◆ **Data lines**
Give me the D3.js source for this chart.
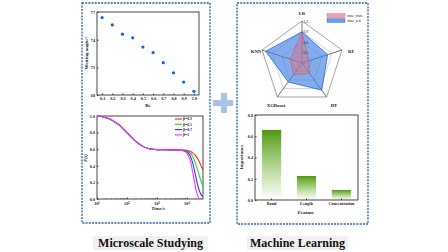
<!DOCTYPE html>
<html><head><meta charset="utf-8">
<script src="https://cdn.jsdelivr.net/npm/d3@7"></script>
<style>body{margin:0;background:#fff}svg{display:block}text{font-family:"Liberation Serif","Times New Roman",serif;fill:#222}</style>
</head><body><svg id="c" width="448" height="252"></svg>
<script>
// ---------- data ----------
const beValues=[0.1,0.2,0.3,0.4,0.5,0.6,0.7,0.8,0.9,1.0];
const wettingAngles=[76.4,75.6,74.6,74.2,73.2,72.6,71.5,70.4,69.4,68.4];
const wettingTicks=[68,71,74,77];
const beTicks=[0.1,0.2,0.3,0.4,0.5,0.6,0.7,0.8,0.9,1.0];

const timePoints=[10,17.8,31.6,56.2,100,178,316,562,1000,1778,3162,5623,7943,10000,12589,15849,19953,25119,31623,34674];
const seriesNames=["β=0.3","β=0.5","β=0.7","β=1"];
const seriesColors=["#ff2a2a","#22dd22","#3333ff","#ff33ff"];
const fBeta03=[1.0,0.985,0.95,0.89,0.80,0.71,0.64,0.605,0.595,0.593,0.592,0.591,0.589,0.586,0.576,0.556,0.52,0.46,0.38,0.35];
const fBeta05=[1.0,0.985,0.95,0.89,0.80,0.71,0.64,0.605,0.595,0.593,0.592,0.590,0.586,0.578,0.56,0.51,0.42,0.30,0.19,0.15];
const fBeta07=[1.0,0.985,0.95,0.89,0.80,0.71,0.64,0.605,0.595,0.593,0.592,0.590,0.582,0.57,0.53,0.43,0.27,0.12,0.04,0.03];
const fBeta1 =[1.0,0.985,0.95,0.89,0.80,0.71,0.64,0.605,0.595,0.593,0.592,0.589,0.578,0.555,0.48,0.32,0.12,0.0,null,null];
const fTicks=[0,0.2,0.4,0.6,0.8,1.0];
const timeTicks=[10,100,1000,10000];

const radarAxes=["LR","RF","DT","XGBoost","KNN"];
const rmseTrain=[0.89,0.20,0.37,0.42,0.35];
const rmseTest=[0.89,0.77,0.96,0.67,1.09];
const radarLevels=[0.3,0.6,0.9,1.2];

const features=["Bond","Length","Concentration"];
const importance=[0.66,0.226,0.094];
const importanceTicks=[0,0.2,0.4,0.6,0.8];

const captions=["Microscale Studying","Machine Learning"];

// ---------- drawing ----------
const svg=d3.select("#c");
svg.append("rect").attr("width",448).attr("height",252).attr("fill","#fff");
const defs=svg.append("defs");

// dashed panel boxes
[[82,3,128,220],[237,3,131,221]].forEach(b=>{
  svg.append("rect").attr("x",b[0]).attr("y",b[1]).attr("width",b[2]).attr("height",b[3])
    .attr("fill","none").attr("stroke","#2a5cb0").attr("stroke-width",1.3).attr("stroke-dasharray","2,1.2");
});

// plus sign
svg.append("path").attr("d","M213,100h8v-7h6v7h6v6h-6v7h-6v-7h-8z").attr("fill","#a9c4ea");

const fs=4.2;
function frame(g,x0,x1,y0,y1){
  g.append("rect").attr("x",x0).attr("y",y0).attr("width",x1-x0).attr("height",y1-y0)
   .attr("fill","none").attr("stroke","#333").attr("stroke-width",0.9);
}

// ---- scatter: wetting angle ----
{
  const x=d3.scaleLinear().domain([0.05,1.05]).range([97,199]);
  const y=d3.scaleLinear().domain([68,77]).range([95,12]);
  const g=svg.append("g");
  frame(g,97,199,12,95);
  const ax=g.append("g").attr("transform","translate(0,95)").call(d3.axisBottom(x).tickValues(beTicks).tickFormat(d3.format(".1f")).tickSize(-1.5).tickPadding(2));
  const ay=g.append("g").attr("transform","translate(97,0)").call(d3.axisLeft(y).tickValues(wettingTicks).tickFormat(d3.format("d")).tickSize(-1.5).tickPadding(2));
  [ax,ay].forEach(a=>{a.select(".domain").remove();a.selectAll("line").attr("stroke","#333");a.selectAll("text").attr("font-size",fs).attr("font-weight","bold").style("font-family","Liberation Serif");});
  g.selectAll("circle.p").data(beValues).join("circle").attr("cx",d=>x(d)).attr("cy",(d,i)=>y(wettingAngles[i])).attr("r",1.6).attr("fill","#1760e0");
  g.append("text").attr("x",148).attr("y",107).attr("text-anchor","middle").attr("font-size",5).attr("font-weight","bold").text("Be");
  g.append("text").attr("transform","translate(88,53) rotate(-90)").attr("text-anchor","middle").attr("font-size",5).attr("font-weight","bold").text("Wetting angle/°");
}

// ---- F(t) curves ----
{
  const x=d3.scaleLog().domain([10,34674]).range([97,203]);
  const y=d3.scaleLinear().domain([0,1]).range([199,116]);
  const g=svg.append("g");
  frame(g,97,203,116,199);
  const ax=g.append("g").attr("transform","translate(0,199)").call(d3.axisBottom(x).tickValues(timeTicks).tickFormat(()=>"").tickSize(-1.5));
  const ay=g.append("g").attr("transform","translate(97,0)").call(d3.axisLeft(y).tickValues(fTicks).tickFormat(d3.format(".1f")).tickSize(-1.5).tickPadding(2));
  [ax,ay].forEach(a=>{a.select(".domain").remove();a.selectAll("line").attr("stroke","#333");a.selectAll("text").attr("font-size",fs).attr("font-weight","bold");});
  // minor ticks
  const minors=[];[10,100,1000,10000].forEach(d=>{for(let k=2;k<10;k++){if(d*k<34674)minors.push(d*k);}});
  g.selectAll("line.mn").data(minors).join("line").attr("x1",d=>x(d)).attr("x2",d=>x(d)).attr("y1",199).attr("y2",198).attr("stroke","#333").attr("stroke-width",0.6);
  // log tick labels 10^n
  timeTicks.forEach(t=>{
    const tx=g.append("text").attr("x",x(t)).attr("y",205).attr("text-anchor","middle").attr("font-size",fs).attr("font-weight","bold");
    tx.append("tspan").text("10");
    tx.append("tspan").attr("dy",-1.5).attr("font-size",3).text(Math.round(Math.log10(t)));
  });
  const all=[fBeta03,fBeta05,fBeta07,fBeta1];
  const line=d3.line().defined(d=>d[1]!==null).x(d=>x(d[0])).y(d=>y(d[1])).curve(d3.curveMonotoneX);
  all.forEach((s,i)=>{
    g.append("path").attr("d",line(timePoints.map((t,j)=>[t,s[j]]))).attr("fill","none").attr("stroke",seriesColors[i]).attr("stroke-width",1.1);
  });
  seriesNames.forEach((n,i)=>{
    const yy=119+i*5.3;
    g.append("line").attr("x1",175).attr("x2",182).attr("y1",yy).attr("y2",yy).attr("stroke",seriesColors[i]).attr("stroke-width",1.2);
    g.append("text").attr("x",183).attr("y",yy+1.4).attr("font-size",3.8).attr("font-weight","bold").text(n);
  });
  g.append("text").attr("x",158).attr("y",210).attr("text-anchor","middle").attr("font-size",5).attr("font-weight","bold").attr("font-style","italic").text("Time/s");
  g.append("text").attr("transform","translate(87,158) rotate(-90)").attr("text-anchor","middle").attr("font-size",5).attr("font-weight","bold").attr("font-style","italic").text("F(t)");
}

// ---- radar ----
{
  const cx=302,cy=63,R=42;
  const r=d3.scaleLinear().domain([0,1.2]).range([0,R]);
  const ang=i=>-Math.PI/2+i*2*Math.PI/radarAxes.length;
  const pt=(i,v)=>[cx+r(v)*Math.cos(ang(i)),cy+r(v)*Math.sin(ang(i))];
  const g=svg.append("g");
  radarLevels.forEach(l=>{
    g.append("polygon").attr("points",radarAxes.map((a,i)=>pt(i,l).join(",")).join(" ")).attr("fill","none").attr("stroke",l===1.2?"#999":"#bbb").attr("stroke-width",l===1.2?0.9:0.6);
  });
  radarAxes.forEach((a,i)=>{
    const p=pt(i,1.2);
    g.append("line").attr("x1",cx).attr("y1",cy).attr("x2",p[0]).attr("y2",p[1]).attr("stroke","#555").attr("stroke-width",0.8);
  });
  const poly=vals=>radarAxes.map((a,i)=>pt(i,vals[i]).join(",")).join(" ");
  g.append("polygon").attr("points",poly(rmseTest)).attr("fill","#3f7fe0").attr("fill-opacity",0.65).attr("stroke","#2b6be0").attr("stroke-width",0.8);
  g.append("polygon").attr("points",poly(rmseTrain)).attr("fill","#e86a7a").attr("fill-opacity",0.45).attr("stroke","#c05070").attr("stroke-width",0.5);
  radarLevels.forEach(l=>{
    g.append("text").attr("x",cx+1.5).attr("y",cy-r(l)+1.5).attr("font-size",3.6).attr("fill","#666").text(l.toFixed(1));
  });
  const lab=[[302,15,"middle"],[348,53,"start"],[334,107,"middle"],[276,107,"middle"],[256,53,"middle"]];
  radarAxes.forEach((a,i)=>{
    g.append("text").attr("x",lab[i][0]).attr("y",lab[i][1]).attr("text-anchor",lab[i][2]).attr("font-size",4.8).attr("font-weight","bold").text(a);
  });
  const leg=[["rmse_train","#f0a0a8","#e06070"],["rmse_test","#6a9ee8","#2b6be0"]];
  leg.forEach((l,i)=>{
    g.append("rect").attr("x",327).attr("y",13.5+i*5).attr("width",18).attr("height",4).attr("fill",l[1]).attr("stroke",l[2]).attr("stroke-width",0.4);
    g.append("text").attr("x",347).attr("y",17+i*5).attr("font-size",3.6).text(l[0]);
  });
}

// ---- bar chart ----
{
  const x=d3.scaleBand().domain(features).range([255,358]).paddingInner(0.45).paddingOuter(0.2);
  const y=d3.scaleLinear().domain([0,0.8]).range([200,115]);
  const grad=defs.append("linearGradient").attr("id","gg").attr("x1",0).attr("y1",0).attr("x2",0).attr("y2",1);
  grad.append("stop").attr("offset",0).attr("stop-color","#4f9418");
  grad.append("stop").attr("offset",0.12).attr("stop-color","#6aaa30");
  grad.append("stop").attr("offset",0.55).attr("stop-color","#b8d99a");
  grad.append("stop").attr("offset",1).attr("stop-color","#ffffff");
  const g=svg.append("g");
  g.selectAll("rect.b").data(features).join("rect").attr("x",d=>x(d)).attr("width",x.bandwidth())
    .attr("y",(d,i)=>y(importance[i])).attr("height",(d,i)=>200-y(importance[i])).attr("fill","url(#gg)");
  frame(g,255,358,115,200);
  const ax=g.append("g").attr("transform","translate(0,200)").call(d3.axisBottom(x).tickSize(-1.5).tickPadding(2.5));
  const ay=g.append("g").attr("transform","translate(255,0)").call(d3.axisLeft(y).tickValues(importanceTicks).tickFormat(d3.format(".1f")).tickSize(-1.5).tickPadding(2));
  [ax,ay].forEach(a=>{a.select(".domain").remove();a.selectAll("line").attr("stroke","#333");a.selectAll("text").attr("font-size",fs).attr("font-weight","bold");});
  g.append("text").attr("x",306).attr("y",214).attr("text-anchor","middle").attr("font-size",5).attr("font-weight","bold").text("Feature");
  g.append("text").attr("transform","translate(243,157) rotate(-90)").attr("text-anchor","middle").attr("font-size",5).attr("font-weight","bold").text("Importance");
}

// ---- captions ----
[[93,208,captions[0]],[247,348,captions[1]]].forEach(c=>{
  svg.append("rect").attr("x",c[0]).attr("y",236).attr("width",c[1]-c[0]).attr("height",14).attr("fill","#f0f0f0");
  svg.append("text").attr("x",(c[0]+c[1])/2).attr("y",247).attr("text-anchor","middle").attr("font-size",12).attr("font-weight","bold").style("fill","#111").text(c[2]);
});
</script></body></html>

◆ **Given task**
Leave out the pictures. Transcribe only the lines above, from the first through the one that contains "const beTicks=[0.1,0.2,0.3,0.4,0.5,0.6,0.7,0.8,0.9,1.0];".

◆ **Task response**
Give me the D3.js source for this chart.
<!DOCTYPE html>
<html><head><meta charset="utf-8">
<script src="https://cdn.jsdelivr.net/npm/d3@7"></script>
<style>body{margin:0;background:#fff}svg{display:block}text{font-family:"Liberation Serif","Times New Roman",serif;fill:#222}</style>
</head><body><svg id="c" width="448" height="252"></svg>
<script>
// ---------- data ----------
const beValues=[0.1,0.2,0.3,0.4,0.5,0.6,0.7,0.8,0.9,1.0];
const wettingAngles=[76.4,75.6,74.6,74.2,73.2,72.6,71.5,70.4,69.4,68.4];
const wettingTicks=[68,71,74,77];
const beTicks=[0.1,0.2,0.3,0.4,0.5,0.6,0.7,0.8,0.9,1.0];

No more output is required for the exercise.